Schrödinger Bridge Matching for Tree-Structured Costs and Entropic Wasserstein Barycentres
Samuel Howard, Peter Potaptchik, George Deligiannidis
TL;DR
This work tackles scalable computation of Schrödinger Bridges for tree-structured, multi-marginal costs and their application to entropic Wasserstein barycentres. It extends Iterative Markovian Fitting (IMF) to the TreeSB setting, producing TreeDSBM, a flow-based method that alternates Markovian projections and bridge-conditioned recursions on a tree. Theoretical results establish existence, uniqueness, and convergence to the TreeSB solution, while experiments demonstrate faster convergence and competitive accuracy compared with IPF-based and other continuous barycentre methods across synthetic 2D, MNIST, subset-posterior, and high-dimensional Gaussian tasks. The approach enables scalable, sample-based barycentre computation that leverages simple bridge-matching steps rather than expensive OT map computations, with practical implications for multi-marginal OT and Bayesian aggregation in high dimensions.
Abstract
Recent advances in flow-based generative modelling have provided scalable methods for computing the Schrödinger Bridge (SB) between distributions, a dynamic form of entropy-regularised Optimal Transport (OT) for the quadratic cost.
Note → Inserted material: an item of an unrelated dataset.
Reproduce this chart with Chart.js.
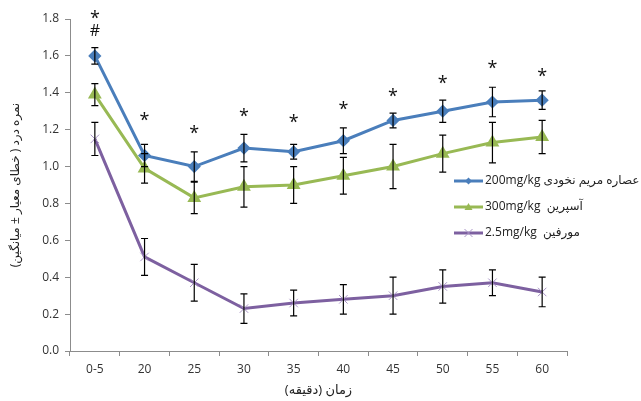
<!DOCTYPE html>
<html><head><meta charset="utf-8">
<script src="https://cdn.jsdelivr.net/npm/chart.js"></script>
<style>html,body{margin:0;padding:0;background:#fff;}#wrap{width:641px;height:401px;}</style>
</head><body><div id="wrap"><canvas id="c" width="641" height="401"></canvas></div>
<script>
const categories = ['0-5','20','25','30','35','40','45','50','55','60'];
const extractValues = [1.60,1.06,1.00,1.10,1.08,1.14,1.25,1.30,1.35,1.36];
const extractErrors = [0.045,0.06,0.08,0.075,0.04,0.07,0.04,0.06,0.08,0.05];
const aspirinValues = [1.39,0.99,0.83,0.89,0.90,0.95,1.00,1.07,1.13,1.16];
const aspirinErrors = [0.06,0.08,0.085,0.11,0.10,0.10,0.12,0.10,0.11,0.09];
const morphineValues = [1.15,0.51,0.37,0.23,0.26,0.28,0.30,0.35,0.37,0.32];
const morphineErrors = [0.09,0.10,0.10,0.08,0.07,0.08,0.10,0.09,0.07,0.08];
const starLevels = [1.82,1.27,1.20,1.29,1.26,1.33,1.40,1.47,1.55,1.51];
const hashLevels = [1.735,null,null,null,null,null,null,null,null,null];
const seriesLabels = ['\u2067عصاره مریم نخودی 200mg/kg\u2069','\u2067آسپرین  300mg/kg\u2069','\u2067مورفین  2.5mg/kg\u2069'];
const yTitle = '\u2067نمره درد ( خطای معیار ± میانگین)\u2069';
const xTitle = '\u2067زمان (دقیقه)\u2069';
const errorSets = [extractErrors, aspirinErrors, morphineErrors];

const FONT = "'Open Sans','DejaVu Sans',sans-serif";

const errorBarPlugin = {
  id: 'errorBars',
  afterDatasetsDraw(chart) {
    const ctx = chart.ctx, y = chart.scales.y;
    ctx.save();
    ctx.strokeStyle = '#000';
    ctx.lineWidth = 1.2;
    chart.data.datasets.forEach((ds, i) => {
      const meta = chart.getDatasetMeta(i);
      meta.data.forEach((pt, j) => {
        const v = ds.data[j], e = errorSets[i][j];
        const t = y.getPixelForValue(v + e), b = y.getPixelForValue(v - e);
        ctx.beginPath();
        ctx.moveTo(pt.x, t); ctx.lineTo(pt.x, b);
        ctx.moveTo(pt.x - 3.5, t); ctx.lineTo(pt.x + 3.5, t);
        ctx.moveTo(pt.x - 3.5, b); ctx.lineTo(pt.x + 3.5, b);
        ctx.stroke();
      });
    });
    ctx.fillStyle = '#111';
    ctx.textAlign = 'center';
    ctx.textBaseline = 'middle';
    const x = chart.scales.x;
    starLevels.forEach((lv, j) => {
      if (lv == null) return;
      ctx.font = "18px " + FONT;
      ctx.fillText('*', x.getPixelForValue(j), y.getPixelForValue(lv) + 4);
    });
    hashLevels.forEach((lv, j) => {
      if (lv == null) return;
      ctx.font = "16px " + FONT;
      ctx.fillText('#', x.getPixelForValue(j), y.getPixelForValue(lv));
    });
    ctx.restore();
  }
};

const legendPlugin = {
  id: 'customLegend',
  afterDraw(chart) {
    const ctx = chart.ctx;
    ctx.save();
    const x0 = 454, x1 = 483, ys = [181, 207, 233];
    chart.data.datasets.forEach((ds, i) => {
      const yy = ys[i];
      ctx.strokeStyle = ds.borderColor;
      ctx.lineWidth = 3;
      ctx.beginPath(); ctx.moveTo(x0, yy); ctx.lineTo(x1, yy); ctx.stroke();
      const cx = (x0 + x1) / 2;
      ctx.fillStyle = ds.pointBackgroundColor;
      ctx.strokeStyle = ds.pointBorderColor;
      ctx.lineWidth = 1;
      if (ds.pointStyle === 'rectRot') {
        ctx.beginPath(); ctx.moveTo(cx, yy-3.5); ctx.lineTo(cx+3.5, yy); ctx.lineTo(cx, yy+3.5); ctx.lineTo(cx-3.5, yy); ctx.closePath(); ctx.fill();
      } else if (ds.pointStyle === 'triangle') {
        ctx.beginPath(); ctx.moveTo(cx, yy-4); ctx.lineTo(cx+4, yy+3); ctx.lineTo(cx-4, yy+3); ctx.closePath(); ctx.fill();
      } else {
        ctx.beginPath(); ctx.moveTo(cx-4, yy-4); ctx.lineTo(cx+4, yy+4); ctx.moveTo(cx+4, yy-4); ctx.lineTo(cx-4, yy+4); ctx.stroke();
      }
      ctx.fillStyle = '#222';
      ctx.font = "12px " + FONT;
      ctx.textAlign = 'left';
      ctx.textBaseline = 'middle';
      ctx.fillText(ds.label, x1 + 2, yy);
    });
    ctx.restore();
  }
};

new Chart(document.getElementById('c'), {
  type: 'line',
  data: {
    labels: categories,
    datasets: [
      { label: seriesLabels[0], data: extractValues, borderColor: '#4A7EBB', backgroundColor: '#4A7EBB',
        pointBackgroundColor: '#4A7EBB', pointBorderColor: '#4A7EBB', pointStyle: 'rectRot', pointRadius: 4.5, borderWidth: 3, tension: 0 },
      { label: seriesLabels[1], data: aspirinValues, borderColor: '#98B954', backgroundColor: '#98B954',
        pointBackgroundColor: '#98B954', pointBorderColor: '#98B954', pointStyle: 'triangle', pointRadius: 5, borderWidth: 3, tension: 0 },
      { label: seriesLabels[2], data: morphineValues, borderColor: '#7D60A0', backgroundColor: '#7D60A0',
        pointBackgroundColor: '#A994C6', pointBorderColor: '#A994C6', pointStyle: 'crossRot', pointRadius: 6, pointBorderWidth: 1, borderWidth: 3, tension: 0 }
    ]
  },
  options: {
    responsive: false,
    animation: false,
    layout: { padding: { left: 8, right: 74, top: 19, bottom: 3 } },
    plugins: { legend: { display: false }, tooltip: { enabled: false } },
    scales: {
      x: {
        offset: true,
        grid: { display: true, drawOnChartArea: false, offset: true, tickLength: 5, color: '#8c8c8c' },
        border: { display: true, color: '#8c8c8c', width: 1 },
        ticks: { color: '#333', font: { size: 12, family: FONT }, padding: 6, maxRotation: 0 },
        title: { display: true, text: xTitle, color: '#222', font: { size: 13, family: FONT }, padding: { top: 4, bottom: 0 } },
        afterFit(s) { s.height = 47; }
      },
      y: {
        min: 0, max: 1.8,
        ticks: { stepSize: 0.2, color: '#333', font: { size: 12, family: FONT }, padding: 6,
          callback: v => Number(v).toFixed(1) },
        grid: { display: true, drawOnChartArea: false, tickLength: 5, color: '#8c8c8c' },
        border: { display: true, color: '#8c8c8c', width: 1 },
        title: { display: true, text: yTitle, color: '#222', font: { size: 12, family: FONT }, padding: { top: 0, bottom: 4 } },
        afterFit(s) { s.width = 62; }
      }
    }
  },
  plugins: [errorBarPlugin, legendPlugin]
});
</script></body></html>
The successful Iterative Markovian Fitting (IMF) procedure solves the SB problem via sequential bridge-matching steps, presenting an elegant and practical approach with many favourable properties over the more traditional Iterative Proportional Fitting (IPF) procedure. Beyond the standard setting, optimal transport can be generalised to the multi-marginal case in which the objective is to minimise a cost defined over several marginal distributions. Of particular importance are costs defined over a tree structure, from which Wasserstein barycentres can be recovered as a special case. In this work, we extend the IMF procedure to solve for the tree-structured SB problem. Our resulting algorithm inherits the many advantages of IMF over IPF approaches in the tree-based setting. In the case of Wasserstein barycentres, our approach can be viewed as extending the widely used fixed-point approach to use flow-based entropic OT solvers, while requiring only simple bridge-matching steps at each iteration.